- Origin: Atlanta, Georgia, U.S.
- Genres: Alternative rock, indie rock, post-rock, art rock, hard rock, grunge, psychedelic music
- Years active: September 2001–2008
- Labels: Sanctuary Records
- Past members: Johnny Kral Ian Franco Adrian Barrera Todd Galpin Milton Chapman George Reese Mahjula Bah-Kamara
- Website: Thehiss.com

= The Hiss =

Five piece rock band from Atlanta, Georgia

The Hiss was an American five piece rock band from Atlanta, Georgia, United States.

==Career==
Adrian Barrera and Todd Galpin set their sights on Georgia after a lackluster music career in their home state of Florida. They soon met up with Ian Franco, Milton Chapman and Johnny Kral and formed The Hiss. In March 2003 their self-produced single "Triumph" entered the UK Singles Chart. They have toured the U.S. and Europe with Jet, Oasis and The White Stripes. Their sound is comparable to The Stooges, The Velvet Underground and The Rolling Stones. They have released two full-length studio albums. Some enhanced copies of the album have two music videos on them. They are heavily influenced by surrealism and because of this, might be considered art rock. They released a new LP Chocolate Hearts, all songs written in Atlanta after their recording studio in Florida's Key West area was evacuated because of hurricanes.
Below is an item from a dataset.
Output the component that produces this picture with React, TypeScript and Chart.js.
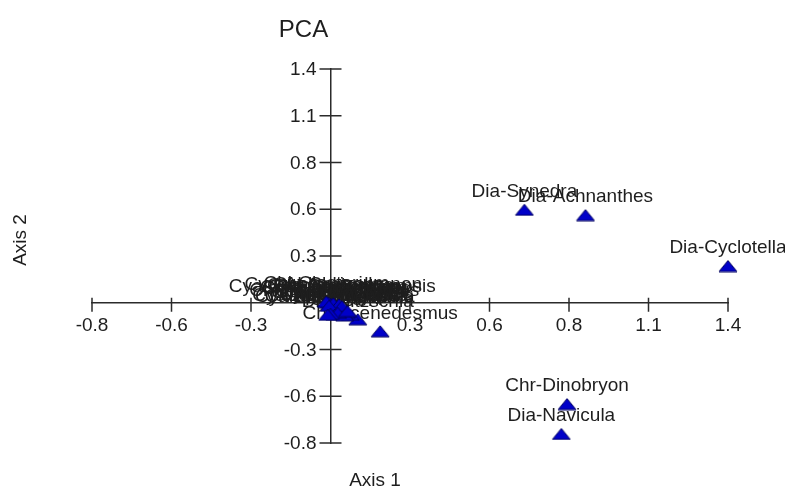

The band split up in November 2008.

==In popular culture==
- "Back on the Radio" featured in videogames Tony Hawk's Underground 2 and FlatOut
- "Clever Kicks" featured in videogames NASCAR 2005: Chase for the Cup and Crash 'n' Burn

==Members==
=== Last formation ===
- Adrian Barrera: Guitar and vocals
- Todd Galpin: Drums
- Milton Chapman: Keyboards and organ
- George Reese: Bass

===Former members===
- Ian Franco: Guitar
- Johnny Kral: Bass
- Mahjula Bah-Kamara: Bass

==Discography==
===Albums===
- Panic Movement - 2003 - Sanctuary Records
- Chocolate Hearts - 2007

===Singles===
- "Triumph" - 2003 - UK No. 53
- "Clever Kicks" - 2003 - UK No. 49
- "Back On The Radio" - 2003 - UK No. 65

===Others===
- The song "Cazzy" was featured in a psychedelic rock compilation album.
- The song "Back On The Radio" was featured in two video games: Flatout and Tony Hawk's Underground 2.
- The song "Clever Kicks" was featured in the video games: NASCAR 2005: Chase for the Cup and NASCAR SimRacing.
- The song "Clever Kicks" was featured in the movie: CATWOMAN.